**ENTRIES SHOWN:**
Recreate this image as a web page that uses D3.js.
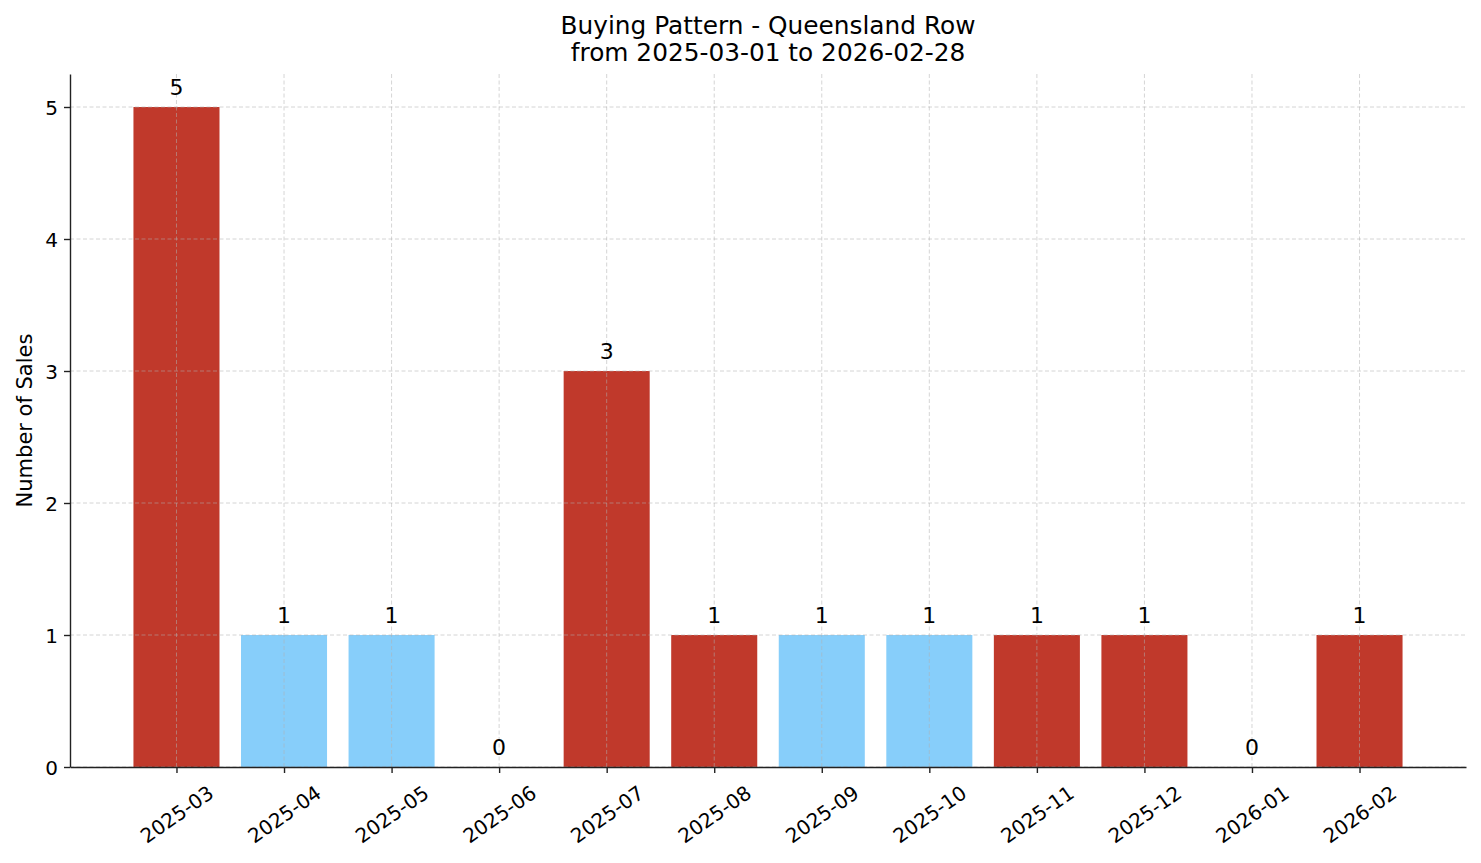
<!DOCTYPE html>
<html>
<head>
<meta charset="utf-8">
<script src="https://cdn.jsdelivr.net/npm/d3@7"></script>
<style>
  body { margin: 0; background: #fff; }
  text { font-family: "DejaVu Sans", sans-serif; fill: #000; }
</style>
</head>
<body>
<div id="chart"></div>
<script>
// data
const months = ["2025-03", "2025-04", "2025-05", "2025-06", "2025-07", "2025-08",
                "2025-09", "2025-10", "2025-11", "2025-12", "2026-01", "2026-02"];
const sales = [5, 1, 1, 0, 3, 1, 1, 1, 1, 1, 0, 1];
// months drawn in red vs light blue
const flagged = [true, false, false, true, true, true, false, false, true, true, true, true];
const yTicks = [0, 1, 2, 3, 4, 5];

const W = 1481, H = 863;
const margin = { top: 74, bottom: 96, left: 70, right: 15 };
const width = W - margin.left - margin.right;
const height = H - margin.top - margin.bottom;

const svg = d3.select("#chart").append("svg")
    .attr("width", W)
    .attr("height", H);

const g = svg.append("g").attr("transform", `translate(${margin.left},${margin.top})`);

// matplotlib-like band: 0.8 wide bars, 5% margins
const n = months.length;
const xlin = d3.scaleLinear().domain([-0.99, n - 1 + 0.99]).range([0, width]);
const step = xlin(1) - xlin(0);
const yscale = d3.scaleLinear().domain([0, 5.25]).range([height, 0]);

// bars
g.selectAll("rect.bar")
    .data(sales)
    .join("rect")
    .attr("class", "bar")
    .attr("x", (d, i) => xlin(i) - step * 0.4)
    .attr("width", step * 0.8)
    .attr("y", d => yscale(d))
    .attr("height", d => height - yscale(d))
    .attr("fill", (d, i) => flagged[i] ? "#c0392b" : "#87cefa");

// grid on top, faint
const grid = g.append("g").attr("class", "grid");
grid.selectAll("line.gx")
    .data(months)
    .join("line")
    .attr("x1", (d, i) => xlin(i)).attr("x2", (d, i) => xlin(i))
    .attr("y1", 0).attr("y2", height);
grid.selectAll("line.gy")
    .data(yTicks)
    .join("line")
    .attr("x1", 0).attr("x2", width)
    .attr("y1", d => yscale(d)).attr("y2", d => yscale(d));
grid.selectAll("line")
    .attr("stroke", "#b0b0b0")
    .attr("stroke-opacity", 0.6)
    .attr("stroke-width", 0.9)
    .attr("stroke-dasharray", "4,2.5");

// value labels
g.selectAll("text.val")
    .data(sales)
    .join("text")
    .attr("class", "val")
    .attr("x", (d, i) => xlin(i))
    .attr("y", d => yscale(d) - 12)
    .attr("text-anchor", "middle")
    .style("font-size", "22px")
    .text(d => d);

// y axis
const yaxis = d3.axisLeft(yscale).tickValues(yTicks).tickFormat(d3.format("d"))
    .tickSize(6).tickSizeOuter(0).tickPadding(6);
const g_yaxis = g.append("g").call(yaxis);
g_yaxis.selectAll("text").style("font-size", "20px").attr("dy", "0.35em");

// x axis
const xaxis = d3.axisBottom(xlin).tickValues(d3.range(n)).tickFormat(i => months[i])
    .tickSize(6).tickSizeOuter(0);
const g_xaxis = g.append("g").attr("transform", `translate(0,${height})`).call(xaxis);

[g_yaxis, g_xaxis].forEach(ax => {
    ax.select(".domain").attr("stroke", "#222").attr("stroke-width", 1.4);
    ax.selectAll(".tick line").attr("stroke", "#222").attr("stroke-width", 1.4);
});

// rotated tick labels, bounding box centred under tick
const ang = 35 * Math.PI / 180;
g_xaxis.selectAll(".tick text").each(function () {
    const t = d3.select(this)
        .style("font-size", "20px")
        .attr("text-anchor", "middle")
        .attr("dominant-baseline", "central")
        .attr("dy", null)
        .attr("y", 0);
    const bb = this.getBBox();
    const boxH = bb.width * Math.sin(ang) + bb.height * 0.75 * Math.cos(ang);
    const cy = 6 + 10 + boxH / 2;
    t.attr("transform", `translate(0,${cy}) rotate(-35)`);
});

// y label
svg.append("text")
    .attr("transform", `translate(32,${margin.top + height / 2}) rotate(-90)`)
    .attr("text-anchor", "middle")
    .style("font-size", "21px")
    .text("Number of Sales");

// title
const cx = margin.left + width / 2;
svg.append("text").attr("x", cx).attr("y", 34).attr("text-anchor", "middle")
    .style("font-size", "24.8px").text("Buying Pattern - Queensland Row");
svg.append("text").attr("x", cx).attr("y", 61).attr("text-anchor", "middle")
    .style("font-size", "24.8px").text("from 2025-03-01 to 2026-02-28");
</script>
</body>
</html>
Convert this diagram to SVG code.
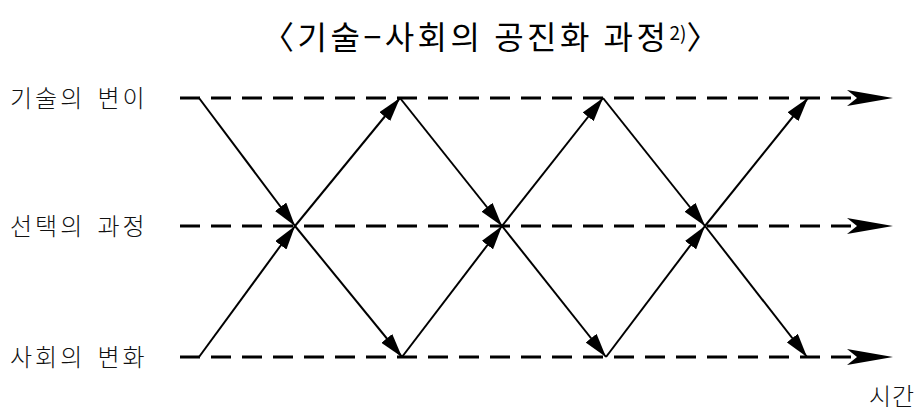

**PROMPT:**
Omit each picture, then return all of the listing exactly as it stands.

**RESULT OF THIS TASK:**
Recreate this image as a web page that uses D3.js.
<!DOCTYPE html>
<html>
<head>
<meta charset="utf-8">
<script src="https://cdn.jsdelivr.net/npm/d3@7"></script>
<style>
  body { margin: 0; background: #fff; }
  text { font-family: "DejaVu Sans", sans-serif; fill: #000; }
</style>
</head>
<body>
<div id="chart"></div>
<script>
// data
const months = ["2025-03", "2025-04", "2025-05", "2025-06", "2025-07", "2025-08",
                "2025-09", "2025-10", "2025-11", "2025-12", "2026-01", "2026-02"];
const sales = [5, 1, 1, 0, 3, 1, 1, 1, 1, 1, 0, 1];
// months drawn in red vs light blue
const flagged = [true, false, false, true, true, true, false, false, true, true, true, true];
const yTicks = [0, 1, 2, 3, 4, 5];

const W = 1481, H = 863;
const margin = { top: 74, bottom: 96, left: 70, right: 15 };
const width = W - margin.left - margin.right;
const height = H - margin.top - margin.bottom;

const svg = d3.select("#chart").append("svg")
    .attr("width", W)
    .attr("height", H);

const g = svg.append("g").attr("transform", `translate(${margin.left},${margin.top})`);

// matplotlib-like band: 0.8 wide bars, 5% margins
const n = months.length;
const xlin = d3.scaleLinear().domain([-0.99, n - 1 + 0.99]).range([0, width]);
const step = xlin(1) - xlin(0);
const yscale = d3.scaleLinear().domain([0, 5.25]).range([height, 0]);

// bars
g.selectAll("rect.bar")
    .data(sales)
    .join("rect")
    .attr("class", "bar")
    .attr("x", (d, i) => xlin(i) - step * 0.4)
    .attr("width", step * 0.8)
    .attr("y", d => yscale(d))
    .attr("height", d => height - yscale(d))
    .attr("fill", (d, i) => flagged[i] ? "#c0392b" : "#87cefa");

// grid on top, faint
const grid = g.append("g").attr("class", "grid");
grid.selectAll("line.gx")
    .data(months)
    .join("line")
    .attr("x1", (d, i) => xlin(i)).attr("x2", (d, i) => xlin(i))
    .attr("y1", 0).attr("y2", height);
grid.selectAll("line.gy")
    .data(yTicks)
    .join("line")
    .attr("x1", 0).attr("x2", width)
    .attr("y1", d => yscale(d)).attr("y2", d => yscale(d));
grid.selectAll("line")
    .attr("stroke", "#b0b0b0")
    .attr("stroke-opacity", 0.6)
    .attr("stroke-width", 0.9)
    .attr("stroke-dasharray", "4,2.5");

// value labels
g.selectAll("text.val")
    .data(sales)
    .join("text")
    .attr("class", "val")
    .attr("x", (d, i) => xlin(i))
    .attr("y", d => yscale(d) - 12)
    .attr("text-anchor", "middle")
    .style("font-size", "22px")
    .text(d => d);

// y axis
const yaxis = d3.axisLeft(yscale).tickValues(yTicks).tickFormat(d3.format("d"))
    .tickSize(6).tickSizeOuter(0).tickPadding(6);
const g_yaxis = g.append("g").call(yaxis);
g_yaxis.selectAll("text").style("font-size", "20px").attr("dy", "0.35em");

// x axis
const xaxis = d3.axisBottom(xlin).tickValues(d3.range(n)).tickFormat(i => months[i])
    .tickSize(6).tickSizeOuter(0);
const g_xaxis = g.append("g").attr("transform", `translate(0,${height})`).call(xaxis);

[g_yaxis, g_xaxis].forEach(ax => {
    ax.select(".domain").attr("stroke", "#222").attr("stroke-width", 1.4);
    ax.selectAll(".tick line").attr("stroke", "#222").attr("stroke-width", 1.4);
});

// rotated tick labels, bounding box centred under tick
const ang = 35 * Math.PI / 180;
g_xaxis.selectAll(".tick text").each(function () {
    const t = d3.select(this)
        .style("font-size", "20px")
        .attr("text-anchor", "middle")
        .attr("dominant-baseline", "central")
        .attr("dy", null)
        .attr("y", 0);
    const bb = this.getBBox();
    const boxH = bb.width * Math.sin(ang) + bb.height * 0.75 * Math.cos(ang);
    const cy = 6 + 10 + boxH / 2;
    t.attr("transform", `translate(0,${cy}) rotate(-35)`);
});

// y label
svg.append("text")
    .attr("transform", `translate(32,${margin.top + height / 2}) rotate(-90)`)
    .attr("text-anchor", "middle")
    .style("font-size", "21px")
    .text("Number of Sales");

// title
const cx = margin.left + width / 2;
svg.append("text").attr("x", cx).attr("y", 34).attr("text-anchor", "middle")
    .style("font-size", "24.8px").text("Buying Pattern - Queensland Row");
svg.append("text").attr("x", cx).attr("y", 61).attr("text-anchor", "middle")
    .style("font-size", "24.8px").text("from 2025-03-01 to 2026-02-28");
</script>
</body>
</html>
Convert this diagram to SVG code.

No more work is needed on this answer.